● PROBLEM REQUIREMENTS
Retype, exactly as they stand, the lines from the start of the data to the line that contains "XAxis, YAxis, ReferenceLine", both ends included. Leave the pictures out.

● COLLECTED DATA
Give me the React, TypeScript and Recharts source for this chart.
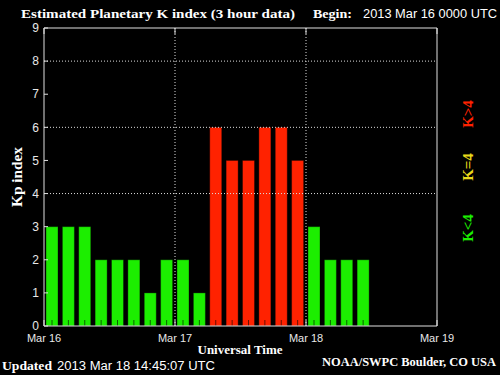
import { BarChart, Bar, XAxis, YAxis, ReferenceLine } from 'recharts';

// 3-hour Kp values, Mar 16 00 UTC onward (8 slots per day)
const kpValues = [3, 3, 3, 2, 2, 2, 1, 2, 2, 1, 6, 5, 5, 6, 6, 5, 3, 2, 2, 2];
const dayLabels = ['Mar 16', 'Mar 17', 'Mar 18', 'Mar 19'];
const dayTicks = [0, 8, 16, 24];
const dayBoundaries = [8, 16];
const kpTicks = [0, 1, 2, 3, 4, 5, 6, 7, 8, 9];
const gridLevels = [4, 6, 8];

const data = kpValues.map((kp, i) => ({ slot: i + 0.5, kp }));

const GREEN = '#1cee00';
const YELLOW = '#e8d81a';
const RED = '#ff2200';
const FRAME = '#e0e0e0';

const kpColor = (kp: number) => (kp > 4 ? RED : kp === 4 ? YELLOW : GREEN);

const KpBar = (props: any) => {
  const { x, y, width, height, payload } = props;
  if (!height) return <g />;
  const cx = x + width / 2;
  return (
    <g>
      <rect x={x} y={y} width={width} height={height} fill={kpColor(payload.kp)} stroke="#000" strokeOpacity={0.35} />
      <line x1={cx} x2={cx} y1={y + height - 6} y2={y + height} stroke="#000" strokeOpacity={0.6} />
    </g>
  );
};

const serif = '"Liberation Serif", serif';
const sans = '"Liberation Sans", Arial, sans-serif';

export default function App() {
  return (
    <div style={{ position: 'fixed', left: 0, top: 0, width: 500, height: 375, background: '#000' }}>
      <BarChart width={500} height={375} data={data} margin={{ top: 0, right: 62, bottom: 29, left: 14 }}>
        <XAxis
          xAxisId="bottom"
          type="number"
          dataKey="slot"
          domain={[0, 24]}
          ticks={dayTicks}
          tickFormatter={(v: number) => dayLabels[dayTicks.indexOf(v)]}
          height={20}
          stroke={FRAME}
          tickSize={-6}
          tickMargin={14}
          tick={{ fill: '#e8e8e8', fontSize: 11, fontFamily: sans }}
          allowDataOverflow
        />
        <XAxis
          xAxisId="top"
          orientation="top"
          type="number"
          dataKey="slot"
          domain={[0, 24]}
          ticks={dayTicks}
          tickFormatter={() => ''}
          height={28}
          stroke={FRAME}
          tickSize={-6}
          allowDataOverflow
        />
        <YAxis
          yAxisId="left"
          domain={[0, 9]}
          ticks={kpTicks}
          width={30}
          stroke={FRAME}
          tickSize={-4}
          tickMargin={9}
          tick={{ fill: '#e8e8e8', fontSize: 12, fontFamily: sans }}
          interval={0}
        />
        <YAxis
          yAxisId="right"
          orientation="right"
          domain={[0, 9]}
          ticks={kpTicks}
          width={1}
          stroke={FRAME}
          tickSize={-5}
          tickFormatter={() => ''}
          interval={0}
        />
        {gridLevels.map((lv) => (
          <ReferenceLine key={`h${lv}`} xAxisId="bottom" yAxisId="left" y={lv} stroke="#ddd" strokeDasharray="1 2" />
        ))}
        {dayBoundaries.map((d) => (
          <ReferenceLine key={`v${d}`} xAxisId="bottom" yAxisId="left" x={d} stroke="#ddd" strokeDasharray="1 2" />
        ))}
        <Bar
          xAxisId="bottom"
          yAxisId="left"
          dataKey="kp"
          barSize={12}
          shape={KpBar}
          isAnimationActive={false}
        />
      </BarChart>
      <svg width={500} height={375} style={{ position: 'absolute', left: 0, top: 0, pointerEvents: 'none' }}>
        <text x={21} y={18} fill="#fff" fontFamily={serif} fontWeight="bold" fontSize={13} textLength={274} lengthAdjust="spacingAndGlyphs">
          Estimated Planetary K index (3 hour data)
        </text>
        <text x={313} y={18} fill="#fff" fontFamily={serif} fontWeight="bold" fontSize={13} textLength={39} lengthAdjust="spacingAndGlyphs">
          Begin:
        </text>
        <text x={363} y={18} fill="#fff" fontFamily={sans} fontSize={12} textLength={134} lengthAdjust="spacingAndGlyphs">
          2013 Mar 16 0000 UTC
        </text>
        <text x={22} y={177} fill="#fff" fontFamily={serif} fontWeight="bold" fontSize={14} textAnchor="middle" textLength={60} lengthAdjust="spacingAndGlyphs" transform="rotate(-90 22 177)">
          Kp index
        </text>
        <text x={240} y={354} fill="#fff" fontFamily={serif} fontWeight="bold" fontSize={13} textAnchor="middle" textLength={85} lengthAdjust="spacingAndGlyphs">
          Universal Time
        </text>
        <text x={2} y={370} fill="#fff" fontFamily={serif} fontWeight="bold" fontSize={13} textLength={50} lengthAdjust="spacingAndGlyphs">
          Updated
        </text>
        <text x={57} y={370} fill="#fff" fontFamily={sans} fontSize={12} textLength={158} lengthAdjust="spacingAndGlyphs">
          2013 Mar 18 14:45:07 UTC
        </text>
        <text x={322} y={366} fill="#fff" fontFamily={serif} fontWeight="bold" fontSize={12} textLength={174} lengthAdjust="spacingAndGlyphs">
          NOAA/SWPC Boulder, CO USA
        </text>
        <text x={473} y={228} fill={GREEN} fontFamily={serif} fontWeight="bold" fontSize={15} textAnchor="middle" transform="rotate(-90 473 228)">
          K&lt;4
        </text>
        <text x={473} y={167} fill={YELLOW} fontFamily={serif} fontWeight="bold" fontSize={15} textAnchor="middle" transform="rotate(-90 473 167)">
          K=4
        </text>
        <text x={473} y={114} fill={RED} fontFamily={serif} fontWeight="bold" fontSize={15} textAnchor="middle" transform="rotate(-90 473 114)">
          K&gt;4
        </text>
      </svg>
    </div>
  );
}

● EXPECTED OUTPUT
Give me the React, TypeScript and Recharts source for this chart.
import { BarChart, Bar, XAxis, YAxis, ReferenceLine } from 'recharts';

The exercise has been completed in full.